William Eichler 01 May 2018

Councils chiefs call for a ‘residential revolution’ in older people’s housing

Councils chiefs call for a ‘residential revolution’ in older people’s housing image

Local authority leaders have said they should be granted the powers necessary to undertake a ‘desperately-needed’ residential revolution in older people’s housing.

Responding to an APPG report on older people’s housing in rural areas, the Local Government Association (LGA) said councils needed the ‘right tools’ to ensure elderly people living outside of urban areas have suitable accommodation.

According to the APPG for Housing and Care for Older People, half of rural households are expected to be headed by someone who is over 65 within the next two decades.

This places a lot of pressure on local authorities due to the expense of providing care to those who are not concentrated in a single, urban setting.

‘The central dilemma we encountered concerned the problem and cost of delivering care services to older people in more remote locations,’ the APPG report noted.

‘Care agencies report difficulties in recruitment and local authorities face extra costs for transport and unproductive time in providing domiciliary support to rural communities.’

The APPG report recommended that more accommodation suitable for an ageing population should be built in market towns.

However, they stressed this would not be enough and said it would be preferable for this accommodation to be available in villages.

‘Small scale provision in large numbers of villages would often be the preferred solution for those who otherwise simply refuse to take the step of moving from unsuitable properties,’ the report said.

This solution would enable family and friends to continue to support their elderly relatives, which would in turn bring savings for the state.

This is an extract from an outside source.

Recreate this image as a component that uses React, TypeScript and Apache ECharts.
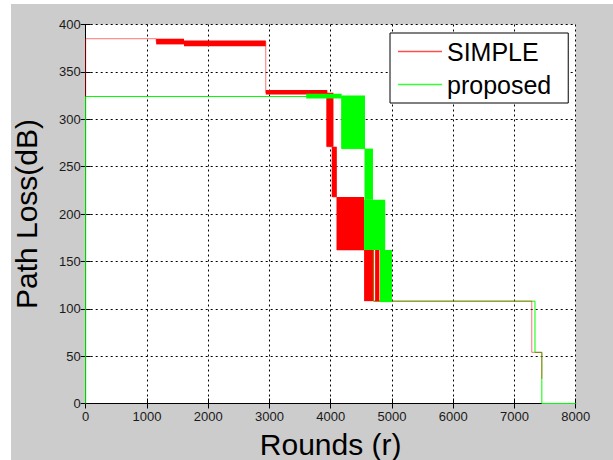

Local SME housebuilders are able to provide some of this accommodation, but major developers are reluctant to build on small, rural sites for older people, the APPG concluded.

This would mean councils and other not-for-profit builders would have to step in to fill this market gap.

‘Until measures are in place that mean private sector players can meet local need, we conclude that accommodation for older people will usually require the involvement of housing associations, local councils, or other not–for–profit bodies like Community Land Trusts or almshouses,’ the report concluded.

‘Our overarching conclusion is that, despite Government commitments to increase housebuilding nationally, special measures will be needed to secure homes suitable for older people-– increasingly representing the majority of residents - living in rural communities.’

Commenting on the report and noting the ‘clear link’ between housing, health and social care, Cllr Izzi Seccombe, chair of the LGA’s Community Wellbeing Board, said: ‘Councils want to see a desperately-needed residential revolution in older people’s housing.

‘However, they need to have the tools to build these appropriate homes, including the freedom to borrow to build new homes across the country, fully resourced planning teams so approvals can be given to appropriate homes as quickly as possible, and allowed to retain 100% of receipts from Right to Buy sales so that homes sold can be replaced.’

‘If councils are given the right tools, we could trigger that residential revolution and deliver the homes our older residents need, but with an ageing population, the clock is ticking,’ she continued.

‘As a country, we owe it to our older people to tackle this problem urgently - the time to act is now.’